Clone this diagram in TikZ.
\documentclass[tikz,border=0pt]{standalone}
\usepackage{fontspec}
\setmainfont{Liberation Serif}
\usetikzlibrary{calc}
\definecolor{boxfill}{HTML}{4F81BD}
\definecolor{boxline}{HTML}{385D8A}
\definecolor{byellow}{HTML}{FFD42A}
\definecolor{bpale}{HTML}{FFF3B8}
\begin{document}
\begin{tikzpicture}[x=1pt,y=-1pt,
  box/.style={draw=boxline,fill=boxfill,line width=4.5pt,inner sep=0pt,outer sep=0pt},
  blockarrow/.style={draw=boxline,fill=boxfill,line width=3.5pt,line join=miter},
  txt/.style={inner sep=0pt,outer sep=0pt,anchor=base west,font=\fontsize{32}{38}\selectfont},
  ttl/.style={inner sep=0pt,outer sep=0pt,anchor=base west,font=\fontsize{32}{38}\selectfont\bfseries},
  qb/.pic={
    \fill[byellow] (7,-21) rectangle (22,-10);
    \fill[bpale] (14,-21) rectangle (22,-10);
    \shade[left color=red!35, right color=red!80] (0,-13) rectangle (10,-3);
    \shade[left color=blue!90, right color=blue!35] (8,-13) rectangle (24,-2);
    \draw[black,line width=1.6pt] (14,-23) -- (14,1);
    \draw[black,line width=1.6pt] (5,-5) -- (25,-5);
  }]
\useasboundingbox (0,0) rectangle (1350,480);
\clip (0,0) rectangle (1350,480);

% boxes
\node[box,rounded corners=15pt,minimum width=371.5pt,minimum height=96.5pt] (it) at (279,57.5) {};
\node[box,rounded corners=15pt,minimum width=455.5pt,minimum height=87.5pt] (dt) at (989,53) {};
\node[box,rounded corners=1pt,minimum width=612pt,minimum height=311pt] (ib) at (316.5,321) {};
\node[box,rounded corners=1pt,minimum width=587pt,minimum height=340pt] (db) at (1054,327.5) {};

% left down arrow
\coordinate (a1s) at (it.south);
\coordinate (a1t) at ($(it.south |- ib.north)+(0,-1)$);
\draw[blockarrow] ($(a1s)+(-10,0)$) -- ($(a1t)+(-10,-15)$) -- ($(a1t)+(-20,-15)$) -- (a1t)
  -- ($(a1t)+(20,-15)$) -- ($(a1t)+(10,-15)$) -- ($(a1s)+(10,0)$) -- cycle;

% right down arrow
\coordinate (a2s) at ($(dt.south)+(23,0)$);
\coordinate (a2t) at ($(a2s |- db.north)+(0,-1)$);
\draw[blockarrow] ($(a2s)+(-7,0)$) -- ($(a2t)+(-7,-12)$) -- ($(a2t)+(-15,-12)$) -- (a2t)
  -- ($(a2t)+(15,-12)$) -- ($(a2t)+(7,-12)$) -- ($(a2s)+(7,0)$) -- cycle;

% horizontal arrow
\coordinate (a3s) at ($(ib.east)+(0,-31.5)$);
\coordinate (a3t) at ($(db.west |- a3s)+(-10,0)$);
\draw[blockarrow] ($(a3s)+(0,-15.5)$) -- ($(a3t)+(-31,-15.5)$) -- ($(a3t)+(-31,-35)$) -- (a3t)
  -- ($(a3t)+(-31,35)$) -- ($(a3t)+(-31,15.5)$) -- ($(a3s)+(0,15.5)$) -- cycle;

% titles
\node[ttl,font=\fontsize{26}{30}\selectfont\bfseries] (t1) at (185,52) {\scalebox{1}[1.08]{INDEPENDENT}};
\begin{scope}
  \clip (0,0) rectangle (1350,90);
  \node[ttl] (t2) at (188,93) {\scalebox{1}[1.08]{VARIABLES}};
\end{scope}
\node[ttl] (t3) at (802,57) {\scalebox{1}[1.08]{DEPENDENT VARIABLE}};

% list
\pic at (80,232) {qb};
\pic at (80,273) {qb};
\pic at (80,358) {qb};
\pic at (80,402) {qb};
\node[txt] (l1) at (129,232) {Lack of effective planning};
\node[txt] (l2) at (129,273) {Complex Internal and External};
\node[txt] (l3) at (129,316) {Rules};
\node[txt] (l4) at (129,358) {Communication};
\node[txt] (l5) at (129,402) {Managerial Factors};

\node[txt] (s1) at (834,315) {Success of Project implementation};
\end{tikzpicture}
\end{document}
============================================================
• INSTRUCTION
Every line of the data above should be copied exactly.

• RESPONSE TO THE TASK
Clone this diagram in TikZ.
\documentclass[tikz,border=0pt]{standalone}
\usepackage{fontspec}
\setmainfont{Liberation Serif}
\usetikzlibrary{calc}
\definecolor{boxfill}{HTML}{4F81BD}
\definecolor{boxline}{HTML}{385D8A}
\definecolor{byellow}{HTML}{FFD42A}
\definecolor{bpale}{HTML}{FFF3B8}
\begin{document}
\begin{tikzpicture}[x=1pt,y=-1pt,
  box/.style={draw=boxline,fill=boxfill,line width=4.5pt,inner sep=0pt,outer sep=0pt},
  blockarrow/.style={draw=boxline,fill=boxfill,line width=3.5pt,line join=miter},
  txt/.style={inner sep=0pt,outer sep=0pt,anchor=base west,font=\fontsize{32}{38}\selectfont},
  ttl/.style={inner sep=0pt,outer sep=0pt,anchor=base west,font=\fontsize{32}{38}\selectfont\bfseries},
  qb/.pic={
    \fill[byellow] (7,-21) rectangle (22,-10);
    \fill[bpale] (14,-21) rectangle (22,-10);
    \shade[left color=red!35, right color=red!80] (0,-13) rectangle (10,-3);
    \shade[left color=blue!90, right color=blue!35] (8,-13) rectangle (24,-2);
    \draw[black,line width=1.6pt] (14,-23) -- (14,1);
    \draw[black,line width=1.6pt] (5,-5) -- (25,-5);
  }]
\useasboundingbox (0,0) rectangle (1350,480);
\clip (0,0) rectangle (1350,480);

% boxes
\node[box,rounded corners=15pt,minimum width=371.5pt,minimum height=96.5pt] (it) at (279,57.5) {};
\node[box,rounded corners=15pt,minimum width=455.5pt,minimum height=87.5pt] (dt) at (989,53) {};
\node[box,rounded corners=1pt,minimum width=612pt,minimum height=311pt] (ib) at (316.5,321) {};
\node[box,rounded corners=1pt,minimum width=587pt,minimum height=340pt] (db) at (1054,327.5) {};

% left down arrow
\coordinate (a1s) at (it.south);
\coordinate (a1t) at ($(it.south |- ib.north)+(0,-1)$);
\draw[blockarrow] ($(a1s)+(-10,0)$) -- ($(a1t)+(-10,-15)$) -- ($(a1t)+(-20,-15)$) -- (a1t)
  -- ($(a1t)+(20,-15)$) -- ($(a1t)+(10,-15)$) -- ($(a1s)+(10,0)$) -- cycle;

% right down arrow
\coordinate (a2s) at ($(dt.south)+(23,0)$);
\coordinate (a2t) at ($(a2s |- db.north)+(0,-1)$);
\draw[blockarrow] ($(a2s)+(-7,0)$) -- ($(a2t)+(-7,-12)$) -- ($(a2t)+(-15,-12)$) -- (a2t)
  -- ($(a2t)+(15,-12)$) -- ($(a2t)+(7,-12)$) -- ($(a2s)+(7,0)$) -- cycle;

% horizontal arrow
\coordinate (a3s) at ($(ib.east)+(0,-31.5)$);
\coordinate (a3t) at ($(db.west |- a3s)+(-10,0)$);
\draw[blockarrow] ($(a3s)+(0,-15.5)$) -- ($(a3t)+(-31,-15.5)$) -- ($(a3t)+(-31,-35)$) -- (a3t)
  -- ($(a3t)+(-31,35)$) -- ($(a3t)+(-31,15.5)$) -- ($(a3s)+(0,15.5)$) -- cycle;

% titles
\node[ttl,font=\fontsize{26}{30}\selectfont\bfseries] (t1) at (185,52) {\scalebox{1}[1.08]{INDEPENDENT}};
\begin{scope}
  \clip (0,0) rectangle (1350,90);
  \node[ttl] (t2) at (188,93) {\scalebox{1}[1.08]{VARIABLES}};
\end{scope}
\node[ttl] (t3) at (802,57) {\scalebox{1}[1.08]{DEPENDENT VARIABLE}};

% list
\pic at (80,232) {qb};
\pic at (80,273) {qb};
\pic at (80,358) {qb};
\pic at (80,402) {qb};
\node[txt] (l1) at (129,232) {Lack of effective planning};
\node[txt] (l2) at (129,273) {Complex Internal and External};
\node[txt] (l3) at (129,316) {Rules};
\node[txt] (l4) at (129,358) {Communication};
\node[txt] (l5) at (129,402) {Managerial Factors};

\node[txt] (s1) at (834,315) {Success of Project implementation};
\end{tikzpicture}
\end{document}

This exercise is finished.